Man lasse den Adressaten die Eckpunkte der Offerte direkt zukommen, «da unser vollständiges Angebot unserer Kenntnis nach im zuständigen Lenkungsausschuss weder detailliert vorgestellt noch diskutiert wurde», schrieb CVC unter anderem. Angesichts der enormen wirtschaftlichen und standortpolitischen Bedeutung des Verkaufs sei es wichtig, dass der Prozess das wirtschaftlich beste Angebot für Bahn und Bund berücksichtige und keine Vorfestlegungen getroffen würden.
Auch hierzu teilte die DB am Mittwochnachmittag auf Anfrage mit, dass der Verkaufsprozess vertraulich sei. «Wichtigstes Kriterium bleibt, dass ein Verkauf für die Bahn wirtschaftlich vorteilhaft sein muss», fügte eine Konzernsprecherin hinzu.
Sorge um Arbeitsplätze
Unterstützung erhielt CVC von ungewohnter Seite: den Arbeitnehmervertretern.

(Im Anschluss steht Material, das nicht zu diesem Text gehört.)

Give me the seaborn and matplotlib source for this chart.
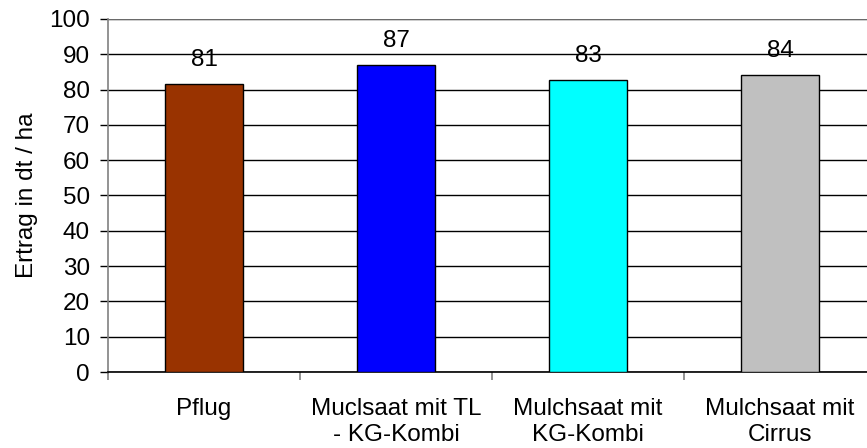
import matplotlib
matplotlib.use("Agg")
import matplotlib.pyplot as plt
import seaborn as sns
import pandas as pd

categories = ["Pflug", "Muclsaat mit TL\n- KG-Kombi", "Mulchsaat mit\nKG-Kombi", "Mulchsaat mit\nCirrus"]
values = [81.5, 87.0, 82.6, 84.2]
labels = ["81", "87", "83", "84"]
colors = ["#993300", "#0000FF", "#00FFFF", "#C0C0C0"]
yticks = list(range(0, 101, 10))

sns.set_theme(style="white")
plt.rcParams['font.family'] = ['Liberation Sans', 'DejaVu Sans']
plt.rcParams['text.color'] = 'black'
plt.rcParams['xtick.color'] = 'black'
plt.rcParams['ytick.color'] = 'black'
plt.rcParams['axes.labelcolor'] = 'black'

FS = 17.5
df = pd.DataFrame({"cat": categories, "val": values})
fig = plt.figure(figsize=(8.67, 4.48), dpi=100)
ax = fig.add_axes([108/867, (448-372)/448, 768/867, (372-19)/448])
sns.barplot(data=df, x="cat", y="val", hue="cat", palette=colors, legend=False,
            saturation=1, width=0.41, edgecolor="black", linewidth=1.0, ax=ax, zorder=3)
ax.set_ylim(0, 100)
ax.set_xlim(-0.5, 3.5)
ax.set_yticks(yticks)
ax.yaxis.grid(True, color="black", linewidth=1.0, zorder=0)
ax.set_axisbelow(True)
for s in ["top", "right"]:
    ax.spines[s].set_visible(False)
ax.spines["left"].set_color("#808080")
ax.spines["left"].set_linewidth(1.2)
ax.spines["bottom"].set_color("black")
ax.spines["bottom"].set_linewidth(1.2)
ax.axhline(100, color="#808080", linewidth=1.2, zorder=1)
ax.tick_params(axis="y", left=True, length=6, width=1, color="black", labelsize=FS, pad=7)
ax.set_xticks([0, 1, 2, 3])
ax.set_xticklabels(categories, fontsize=FS, linespacing=1.2)
ax.tick_params(axis="x", bottom=False, pad=13)
ax.set_xticks([-0.5, 0.5, 1.5, 2.5, 3.5], minor=True)
ax.tick_params(axis="x", which="minor", bottom=True, length=6, width=1.2, color="#808080")
ax.set_xlabel("")
ax.set_ylabel("Ertrag in dt / ha", fontsize=FS, labelpad=8)
for i, (v, t) in enumerate(zip(values, labels)):
    ax.annotate(t, xy=(i, v), xytext=(0, 24), textcoords="offset pixels",
                ha="center", va="center", fontsize=FS)
fig.savefig("out.png", dpi=100)
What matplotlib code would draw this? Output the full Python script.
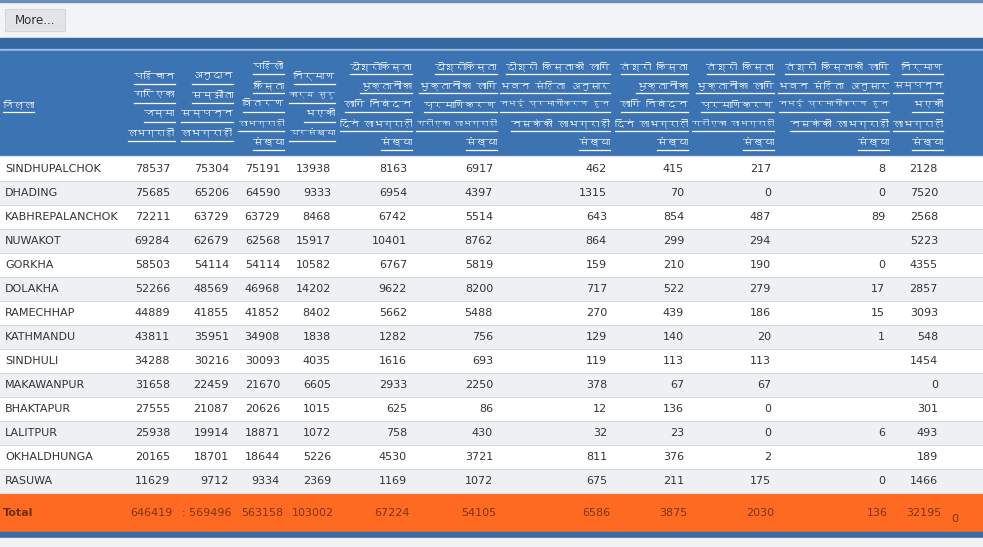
import matplotlib
matplotlib.use("Agg")
import matplotlib.pyplot as plt
from matplotlib import font_manager
from matplotlib.ft2font import FT2Font
from matplotlib.patches import Rectangle

# ---------------- data ----------------
districts = ["SINDHUPALCHOK", "DHADING", "KABHREPALANCHOK", "NUWAKOT", "GORKHA",
             "DOLAKHA", "RAMECHHAP", "KATHMANDU", "SINDHULI", "MAKAWANPUR",
             "BHAKTAPUR", "LALITPUR", "OKHALDHUNGA", "RASUWA"]

identified = [78537, 75685, 72211, 69284, 58503, 52266, 44889, 43811, 34288, 31658, 27555, 25938, 20165, 11629]
agreement = [75304, 65206, 63729, 62679, 54114, 48569, 41855, 35951, 30216, 22459, 21087, 19914, 18701, 9712]
first_tranche = [75191, 64590, 63729, 62568, 54114, 46968, 41852, 34908, 30093, 21670, 20626, 18871, 18644, 9334]
construction_started = [13938, 9333, 8468, 15917, 10582, 14202, 8402, 1838, 4035, 6605, 1015, 1072, 5226, 2369]
second_applied = [8163, 6954, 6742, 10401, 6767, 9622, 5662, 1282, 1616, 2933, 625, 758, 4530, 1169]
second_certified = [6917, 4397, 5514, 8762, 5819, 8200, 5488, 756, 693, 2250, 86, 430, 3721, 1072]
second_not_certified = [462, 1315, 643, 864, 159, 717, 270, 129, 119, 378, 12, 32, 811, 675]
third_applied = [415, 70, 854, 299, 210, 522, 439, 140, 113, 67, 136, 23, 376, 211]
third_certified = [217, 0, 487, 294, 190, 279, 186, 20, 113, 67, 0, 0, 2, 175]
third_not_certified = [8, 0, 89, None, 0, 17, 15, 1, None, None, None, 6, None, 0]
completed = [2128, 7520, 2568, 5223, 4355, 2857, 3093, 548, 1454, 0, 301, 493, 189, 1466]

totals = ["646419", ": 569496", "563158", "103002", "67224", "54105",
          "6586", "3875", "2030", "136", "32195"]
total_label = "Total"
total_extra = "0"

headers = [
    ["जिल्ला"],
    ["पहिचान", "गरिएका", "जम्मा", "लाभग्राही"],
    ["अनुदान", "सम्झौता", "सम्पन्न", "लाभग्राही"],
    ["पहिलो", "किस्ता", "वितरण", "लाभग्राही", "संख्या"],
    ["निर्माण", "कार्य सुरु", "भएको", "घरसंख्या"],
    ["दोश्रोकिस्ता", "भुक्तानीका", "लागि निबेदन", "दिने लाभग्राही", "संख्या"],
    ["दोश्रोकिस्ता", "भुक्तानीका लागि", "प्रमाणिकरण", "गरीएका लाभग्राही", "संख्या"],
    ["दोश्रो किस्ताको लागि", "भवन संहिता अनुसार", "नभई प्रमाणीकरण हुन", "नसकेको लाभग्राही", "संख्या"],
    ["तेश्रो किस्ता", "भुक्तानीका", "लागि निबेदन", "दिने लाभग्राही", "संख्या"],
    ["तेश्रो किस्ता", "भुक्तानीका लागि", "प्रमाणिकरण", "गरीएका लाभग्राही", "संख्या"],
    ["तेश्रो किस्ताको लागि", "भवन संहिता अनुसार", "नभई प्रमाणीकरण हुन", "नसकेको लाभग्राही", "संख्या"],
    ["निर्माण", "सम्पन्न", "भएको", "लाभग्राही", "संख्या"],
]

columns = [identified, agreement, first_tranche, construction_started, second_applied,
           second_certified, second_not_certified, third_applied, third_certified,
           third_not_certified, completed]

# ---------------- fonts ----------------
def find_font(ch):
    for f in font_manager.fontManager.ttflist:
        try:
            if ord(ch) in FT2Font(f.fname).get_charmap():
                return f.name
        except Exception:
            pass
    return None

deva = find_font("क")
head_family = [deva, "DejaVu Sans"] if deva else ["DejaVu Sans"]

# ---------------- layout (pixels) ----------------
W, H = 983, 547
num_right = [170, 229, 280, 331, 407, 493, 607, 684, 771, 885, 938]
head_right = [175, 233, 284, 335, 412, 497, 610, 688, 774, 889, 943]
head_left_limit = [128, 180, 238, 289, 340, 417, 500, 615, 692, 778, 893]
row_top0 = 157
row_h = 24

fig = plt.figure(figsize=(W / 100, H / 100), dpi=100)
ax = fig.add_axes([0, 0, 1, 1])
ax.set_xlim(0, W)
ax.set_ylim(H, 0)
ax.axis("off")

# backgrounds
ax.add_patch(Rectangle((0, 0), W, 38, color="#f3f4f7", zorder=0))
ax.add_patch(Rectangle((0, 0), W, 1.5, color="#6b8fb8", zorder=1))
ax.add_patch(Rectangle((5, 9), 60, 22, facecolor="#e2e4e8", edgecolor="#d5d7db", lw=0.8, zorder=1))
ax.text(35, 20.5, "More...", ha="center", va="center", fontsize=8.5, color="#333333",
        family="DejaVu Sans", zorder=2)
ax.add_patch(Rectangle((0, 38), W, 11, color="#3567a0", zorder=1))
ax.add_patch(Rectangle((0, 49), W, 1.5, color="#9fbde0", zorder=1))
ax.add_patch(Rectangle((0, 50.5), W, 105, color="#3b73b3", zorder=1))
ax.add_patch(Rectangle((0, 155.5), W, 1.5, color="#c9d7e8", zorder=1))

# rows
for i, name in enumerate(districts):
    top = row_top0 + i * row_h
    bg = "#ffffff" if i % 2 == 0 else "#eef0f3"
    ax.add_patch(Rectangle((0, top), W, row_h, color=bg, zorder=1))
    ax.plot([0, W], [top + row_h, top + row_h], color="#d9dde3", lw=0.8, zorder=2)
    cy = top + row_h / 2 + 0.5
    ax.text(5, cy, name, ha="left", va="center", fontsize=8, color="#333333",
            family="DejaVu Sans", zorder=3)
    for c, col in enumerate(columns):
        v = col[i]
        if v is None:
            continue
        ax.text(num_right[c], cy, str(v), ha="right", va="center", fontsize=8,
                color="#333333", family="DejaVu Sans", zorder=3)

# total row
ttop = row_top0 + len(districts) * row_h + 1
ax.add_patch(Rectangle((0, ttop), W, 37, color="#fe6a22", zorder=1))
tcy = ttop + 18.5
ax.text(3, tcy, total_label, ha="left", va="center", fontsize=8, fontweight="bold",
        color="#6e2f12", family="DejaVu Sans", zorder=3)
for c, t in enumerate(totals):
    ax.text(num_right[c] + 3, tcy, t, ha="right", va="center", fontsize=8,
            color="#7a3616", family="DejaVu Sans", zorder=3)
ax.text(955, tcy + 7, total_extra, ha="center", va="center", fontsize=8,
        color="#7a3616", family="DejaVu Sans", zorder=3)
ax.add_patch(Rectangle((0, ttop + 38), W, 6, color="#3a6ca5", zorder=1))
ax.add_patch(Rectangle((0, ttop + 44), W, H - ttop - 44, color="#f0f2f5", zorder=1))

# headers
line_gap = 19
head_texts = []
for c, lines in enumerate(headers):
    n = len(lines)
    y0 = 104 - (n - 1) * line_gap / 2
    for k, s in enumerate(lines):
        y = y0 + k * line_gap
        if c == 0:
            t = ax.text(3, y, s, ha="left", va="center", fontsize=7.5, fontweight="bold",
                        color="white", family=head_family, zorder=3)
            limit = None
        else:
            t = ax.text(head_right[c - 1], y, s, ha="right", va="center", fontsize=7.5,
                        fontweight="bold", color="white", family=head_family, zorder=3)
            limit = head_right[c - 1] - head_left_limit[c - 1]
        head_texts.append((t, y, limit))

fig.canvas.draw()
renderer = fig.canvas.get_renderer()
for t, y, limit in head_texts:
    if limit is None:
        continue
    bb = t.get_window_extent(renderer)
    if bb.width > limit:
        t.set_fontsize(t.get_fontsize() * limit / bb.width)

fig.canvas.draw()
inv = ax.transData.inverted()
for t, y, limit in head_texts:
    bb = t.get_window_extent(renderer)
    (x0, _), (x1, _) = inv.transform([(bb.x0, bb.y0), (bb.x1, bb.y1)])
    ax.plot([x0, x1], [y + 8, y + 8], color="white", lw=0.9, zorder=3)

fig.savefig("out.png", dpi=100)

Am Mittwochmittag fanden auf Aufforderung des Gesamtbetriebsrats 15-minütige Mahnwachen vor Geschäftsstellen von Schenker in mehreren deutschen Städten statt. Die Dienstleistungsgewerkschaft Verdi unterstützte die Aktion, die ein Zeichen für den Erhalt der Arbeitsplätze setzen sollte.
In einem internen Schreiben, über das mehrere Medien berichtet haben, hatte sich Verdi explizit für CVC als Käufer ausgesprochen. Dass die Gewerkschaft einen Finanzinvestor unterstützt, einen Vertreter jener Zunft, die sonst gerne als «Heuschrecke» verschrien wird, liegt an der Sorge um die Arbeitsplätze. Vor allem in der Konzernzentrale und in sich überlappenden Geschäftsbereichen könnte es zu einem massiven Abbau von Stellen kommen, wenn DSV zum Zuge käme und durch die Integration von Schenker Synergien nutzen wolle, fürchteten die Gewerkschafter.
Zugleich hofften sie, dass bei einem Zuschlag an CVC viel weniger Stellen verlorengehen würden, weil Schenker selbständig bliebe und weiterhin zum Beispiel eine Konzernzentrale in Deutschland brauchte. Verfechter des CVC-Angebots verweisen zur Illustration auf die 2019 vereinbarte Übernahme des Schweizer Logistikunternehmens Panalpina durch DSV. Auch danach seien viele Stellen verlorengegangen.